** Material provided **
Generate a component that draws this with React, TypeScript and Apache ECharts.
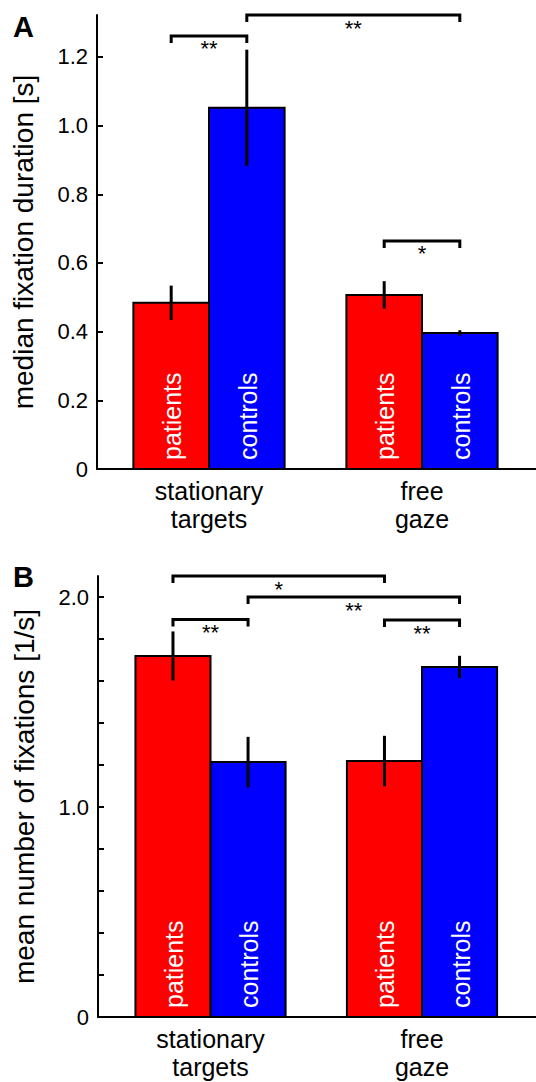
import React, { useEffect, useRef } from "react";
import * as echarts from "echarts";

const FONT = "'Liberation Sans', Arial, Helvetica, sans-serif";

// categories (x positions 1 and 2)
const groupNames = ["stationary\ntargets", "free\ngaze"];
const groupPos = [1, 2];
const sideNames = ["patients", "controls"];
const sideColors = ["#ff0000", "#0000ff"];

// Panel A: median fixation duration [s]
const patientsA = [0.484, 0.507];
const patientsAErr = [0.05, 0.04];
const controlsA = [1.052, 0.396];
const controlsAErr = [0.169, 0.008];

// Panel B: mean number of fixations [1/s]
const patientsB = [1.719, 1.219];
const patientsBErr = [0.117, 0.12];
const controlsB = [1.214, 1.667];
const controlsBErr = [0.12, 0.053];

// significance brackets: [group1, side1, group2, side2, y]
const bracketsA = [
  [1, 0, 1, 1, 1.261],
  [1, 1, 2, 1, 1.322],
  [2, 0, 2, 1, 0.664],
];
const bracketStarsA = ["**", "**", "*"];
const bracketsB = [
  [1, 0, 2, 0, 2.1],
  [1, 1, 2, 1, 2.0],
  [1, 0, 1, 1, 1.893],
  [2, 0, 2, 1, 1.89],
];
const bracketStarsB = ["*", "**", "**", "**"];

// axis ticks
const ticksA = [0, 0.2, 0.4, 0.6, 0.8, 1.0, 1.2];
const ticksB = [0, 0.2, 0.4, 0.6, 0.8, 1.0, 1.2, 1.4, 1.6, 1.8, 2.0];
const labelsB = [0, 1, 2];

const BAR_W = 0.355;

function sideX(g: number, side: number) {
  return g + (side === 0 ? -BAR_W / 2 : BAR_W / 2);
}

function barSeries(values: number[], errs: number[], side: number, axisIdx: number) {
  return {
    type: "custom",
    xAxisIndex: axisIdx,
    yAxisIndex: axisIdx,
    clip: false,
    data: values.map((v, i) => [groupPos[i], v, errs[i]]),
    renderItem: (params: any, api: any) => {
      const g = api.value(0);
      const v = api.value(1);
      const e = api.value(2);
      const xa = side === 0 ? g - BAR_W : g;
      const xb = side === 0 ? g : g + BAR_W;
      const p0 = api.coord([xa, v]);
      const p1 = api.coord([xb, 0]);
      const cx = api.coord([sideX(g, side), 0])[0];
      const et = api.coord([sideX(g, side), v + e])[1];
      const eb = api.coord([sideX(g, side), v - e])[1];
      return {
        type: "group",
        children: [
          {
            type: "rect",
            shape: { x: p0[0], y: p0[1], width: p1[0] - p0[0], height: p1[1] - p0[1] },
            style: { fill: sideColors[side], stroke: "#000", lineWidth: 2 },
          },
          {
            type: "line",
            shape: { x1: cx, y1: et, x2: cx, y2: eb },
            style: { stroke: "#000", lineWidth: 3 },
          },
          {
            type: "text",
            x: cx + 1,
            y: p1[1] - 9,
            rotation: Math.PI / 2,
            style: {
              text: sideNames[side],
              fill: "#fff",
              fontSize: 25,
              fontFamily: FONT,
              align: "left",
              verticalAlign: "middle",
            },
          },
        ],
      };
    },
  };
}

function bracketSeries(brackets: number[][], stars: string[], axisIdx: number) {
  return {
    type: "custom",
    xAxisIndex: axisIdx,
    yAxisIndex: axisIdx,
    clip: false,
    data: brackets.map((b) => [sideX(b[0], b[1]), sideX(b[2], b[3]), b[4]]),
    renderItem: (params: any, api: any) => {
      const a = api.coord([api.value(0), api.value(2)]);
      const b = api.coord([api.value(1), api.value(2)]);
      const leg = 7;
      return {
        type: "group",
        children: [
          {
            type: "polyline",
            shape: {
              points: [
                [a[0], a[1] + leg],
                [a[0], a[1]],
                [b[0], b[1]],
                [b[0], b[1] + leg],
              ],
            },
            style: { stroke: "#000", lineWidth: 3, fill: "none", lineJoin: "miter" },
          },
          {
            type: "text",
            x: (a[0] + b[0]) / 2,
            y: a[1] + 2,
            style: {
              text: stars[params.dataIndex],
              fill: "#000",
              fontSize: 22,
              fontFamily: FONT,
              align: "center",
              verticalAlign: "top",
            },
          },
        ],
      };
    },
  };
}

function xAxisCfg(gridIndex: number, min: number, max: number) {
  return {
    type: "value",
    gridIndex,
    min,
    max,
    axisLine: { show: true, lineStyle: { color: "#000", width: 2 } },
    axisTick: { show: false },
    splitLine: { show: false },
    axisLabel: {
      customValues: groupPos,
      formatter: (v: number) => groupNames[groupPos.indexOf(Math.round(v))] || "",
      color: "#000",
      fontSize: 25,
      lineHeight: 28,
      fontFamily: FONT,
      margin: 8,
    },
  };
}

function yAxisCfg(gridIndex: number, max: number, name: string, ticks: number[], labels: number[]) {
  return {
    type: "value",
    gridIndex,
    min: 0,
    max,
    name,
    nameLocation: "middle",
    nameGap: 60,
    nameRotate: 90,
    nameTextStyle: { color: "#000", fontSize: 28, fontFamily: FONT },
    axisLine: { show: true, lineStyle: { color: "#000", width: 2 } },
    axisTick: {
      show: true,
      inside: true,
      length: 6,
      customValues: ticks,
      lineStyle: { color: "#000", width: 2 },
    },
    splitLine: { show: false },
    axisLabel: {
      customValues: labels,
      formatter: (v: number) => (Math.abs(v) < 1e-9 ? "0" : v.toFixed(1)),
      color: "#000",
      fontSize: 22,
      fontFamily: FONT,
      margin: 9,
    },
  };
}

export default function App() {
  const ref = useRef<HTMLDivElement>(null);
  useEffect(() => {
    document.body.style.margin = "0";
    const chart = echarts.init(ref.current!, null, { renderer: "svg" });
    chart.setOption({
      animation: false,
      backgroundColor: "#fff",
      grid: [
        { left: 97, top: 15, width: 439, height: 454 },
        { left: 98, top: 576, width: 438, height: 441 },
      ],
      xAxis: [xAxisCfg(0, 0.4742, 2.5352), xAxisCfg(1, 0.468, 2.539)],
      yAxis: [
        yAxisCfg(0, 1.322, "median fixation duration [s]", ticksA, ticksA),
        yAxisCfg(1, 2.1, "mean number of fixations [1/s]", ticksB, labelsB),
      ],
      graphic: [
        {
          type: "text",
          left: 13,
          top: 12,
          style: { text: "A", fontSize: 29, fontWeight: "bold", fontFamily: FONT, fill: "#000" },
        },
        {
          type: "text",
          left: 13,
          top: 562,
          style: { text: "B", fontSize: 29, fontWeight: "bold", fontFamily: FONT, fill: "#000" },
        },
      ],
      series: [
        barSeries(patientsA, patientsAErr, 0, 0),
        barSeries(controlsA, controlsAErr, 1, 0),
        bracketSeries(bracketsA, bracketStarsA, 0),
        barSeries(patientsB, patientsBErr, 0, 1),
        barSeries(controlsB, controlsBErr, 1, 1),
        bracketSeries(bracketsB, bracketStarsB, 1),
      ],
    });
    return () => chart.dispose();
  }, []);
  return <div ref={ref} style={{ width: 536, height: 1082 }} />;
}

** What to work on **
Skipping the pictures, transcribe each line above exactly as it appears.

** Output **
Generate a component that draws this with React, TypeScript and Apache ECharts.
import React, { useEffect, useRef } from "react";
import * as echarts from "echarts";

const FONT = "'Liberation Sans', Arial, Helvetica, sans-serif";

// categories (x positions 1 and 2)
const groupNames = ["stationary\ntargets", "free\ngaze"];
const groupPos = [1, 2];
const sideNames = ["patients", "controls"];
const sideColors = ["#ff0000", "#0000ff"];

// Panel A: median fixation duration [s]
const patientsA = [0.484, 0.507];
const patientsAErr = [0.05, 0.04];
const controlsA = [1.052, 0.396];
const controlsAErr = [0.169, 0.008];

// Panel B: mean number of fixations [1/s]
const patientsB = [1.719, 1.219];
const patientsBErr = [0.117, 0.12];
const controlsB = [1.214, 1.667];
const controlsBErr = [0.12, 0.053];

// significance brackets: [group1, side1, group2, side2, y]
const bracketsA = [
  [1, 0, 1, 1, 1.261],
  [1, 1, 2, 1, 1.322],
  [2, 0, 2, 1, 0.664],
];
const bracketStarsA = ["**", "**", "*"];
const bracketsB = [
  [1, 0, 2, 0, 2.1],
  [1, 1, 2, 1, 2.0],
  [1, 0, 1, 1, 1.893],
  [2, 0, 2, 1, 1.89],
];
const bracketStarsB = ["*", "**", "**", "**"];

// axis ticks
const ticksA = [0, 0.2, 0.4, 0.6, 0.8, 1.0, 1.2];
const ticksB = [0, 0.2, 0.4, 0.6, 0.8, 1.0, 1.2, 1.4, 1.6, 1.8, 2.0];
const labelsB = [0, 1, 2];

const BAR_W = 0.355;

function sideX(g: number, side: number) {
  return g + (side === 0 ? -BAR_W / 2 : BAR_W / 2);
}

function barSeries(values: number[], errs: number[], side: number, axisIdx: number) {
  return {
    type: "custom",
    xAxisIndex: axisIdx,
    yAxisIndex: axisIdx,
    clip: false,
    data: values.map((v, i) => [groupPos[i], v, errs[i]]),
    renderItem: (params: any, api: any) => {
      const g = api.value(0);
      const v = api.value(1);
      const e = api.value(2);
      const xa = side === 0 ? g - BAR_W : g;
      const xb = side === 0 ? g : g + BAR_W;
      const p0 = api.coord([xa, v]);
      const p1 = api.coord([xb, 0]);
      const cx = api.coord([sideX(g, side), 0])[0];
      const et = api.coord([sideX(g, side), v + e])[1];
      const eb = api.coord([sideX(g, side), v - e])[1];
      return {
        type: "group",
        children: [
          {
            type: "rect",
            shape: { x: p0[0], y: p0[1], width: p1[0] - p0[0], height: p1[1] - p0[1] },
            style: { fill: sideColors[side], stroke: "#000", lineWidth: 2 },
          },
          {
            type: "line",
            shape: { x1: cx, y1: et, x2: cx, y2: eb },
            style: { stroke: "#000", lineWidth: 3 },
          },
          {
            type: "text",
            x: cx + 1,
            y: p1[1] - 9,
            rotation: Math.PI / 2,
            style: {
              text: sideNames[side],
              fill: "#fff",
              fontSize: 25,
              fontFamily: FONT,
              align: "left",
              verticalAlign: "middle",
            },
          },
        ],
      };
    },
  };
}

function bracketSeries(brackets: number[][], stars: string[], axisIdx: number) {
  return {
    type: "custom",
    xAxisIndex: axisIdx,
    yAxisIndex: axisIdx,
    clip: false,
    data: brackets.map((b) => [sideX(b[0], b[1]), sideX(b[2], b[3]), b[4]]),
    renderItem: (params: any, api: any) => {
      const a = api.coord([api.value(0), api.value(2)]);
      const b = api.coord([api.value(1), api.value(2)]);
      const leg = 7;
      return {
        type: "group",
        children: [
          {
            type: "polyline",
            shape: {
              points: [
                [a[0], a[1] + leg],
                [a[0], a[1]],
                [b[0], b[1]],
                [b[0], b[1] + leg],
              ],
            },
            style: { stroke: "#000", lineWidth: 3, fill: "none", lineJoin: "miter" },
          },
          {
            type: "text",
            x: (a[0] + b[0]) / 2,
            y: a[1] + 2,
            style: {
              text: stars[params.dataIndex],
              fill: "#000",
              fontSize: 22,
              fontFamily: FONT,
              align: "center",
              verticalAlign: "top",
            },
          },
        ],
      };
    },
  };
}

function xAxisCfg(gridIndex: number, min: number, max: number) {
  return {
    type: "value",
    gridIndex,
    min,
    max,
    axisLine: { show: true, lineStyle: { color: "#000", width: 2 } },
    axisTick: { show: false },
    splitLine: { show: false },
    axisLabel: {
      customValues: groupPos,
      formatter: (v: number) => groupNames[groupPos.indexOf(Math.round(v))] || "",
      color: "#000",
      fontSize: 25,
      lineHeight: 28,
      fontFamily: FONT,
      margin: 8,
    },
  };
}

function yAxisCfg(gridIndex: number, max: number, name: string, ticks: number[], labels: number[]) {
  return {
    type: "value",
    gridIndex,
    min: 0,
    max,
    name,
    nameLocation: "middle",
    nameGap: 60,
    nameRotate: 90,
    nameTextStyle: { color: "#000", fontSize: 28, fontFamily: FONT },
    axisLine: { show: true, lineStyle: { color: "#000", width: 2 } },
    axisTick: {
      show: true,
      inside: true,
      length: 6,
      customValues: ticks,
      lineStyle: { color: "#000", width: 2 },
    },
    splitLine: { show: false },
    axisLabel: {
      customValues: labels,
      formatter: (v: number) => (Math.abs(v) < 1e-9 ? "0" : v.toFixed(1)),
      color: "#000",
      fontSize: 22,
      fontFamily: FONT,
      margin: 9,
    },
  };
}

export default function App() {
  const ref = useRef<HTMLDivElement>(null);
  useEffect(() => {
    document.body.style.margin = "0";
    const chart = echarts.init(ref.current!, null, { renderer: "svg" });
    chart.setOption({
      animation: false,
      backgroundColor: "#fff",
      grid: [
        { left: 97, top: 15, width: 439, height: 454 },
        { left: 98, top: 576, width: 438, height: 441 },
      ],
      xAxis: [xAxisCfg(0, 0.4742, 2.5352), xAxisCfg(1, 0.468, 2.539)],
      yAxis: [
        yAxisCfg(0, 1.322, "median fixation duration [s]", ticksA, ticksA),
        yAxisCfg(1, 2.1, "mean number of fixations [1/s]", ticksB, labelsB),
      ],
      graphic: [
        {
          type: "text",
          left: 13,
          top: 12,
          style: { text: "A", fontSize: 29, fontWeight: "bold", fontFamily: FONT, fill: "#000" },
        },
        {
          type: "text",
          left: 13,
          top: 562,
          style: { text: "B", fontSize: 29, fontWeight: "bold", fontFamily: FONT, fill: "#000" },
        },
      ],
      series: [
        barSeries(patientsA, patientsAErr, 0, 0),
        barSeries(controlsA, controlsAErr, 1, 0),
        bracketSeries(bracketsA, bracketStarsA, 0),
        barSeries(patientsB, patientsBErr, 0, 1),
        barSeries(controlsB, controlsBErr, 1, 1),
        bracketSeries(bracketsB, bracketStarsB, 1),
      ],
    });
    return () => chart.dispose();
  }, []);
  return <div ref={ref} style={{ width: 536, height: 1082 }} />;
}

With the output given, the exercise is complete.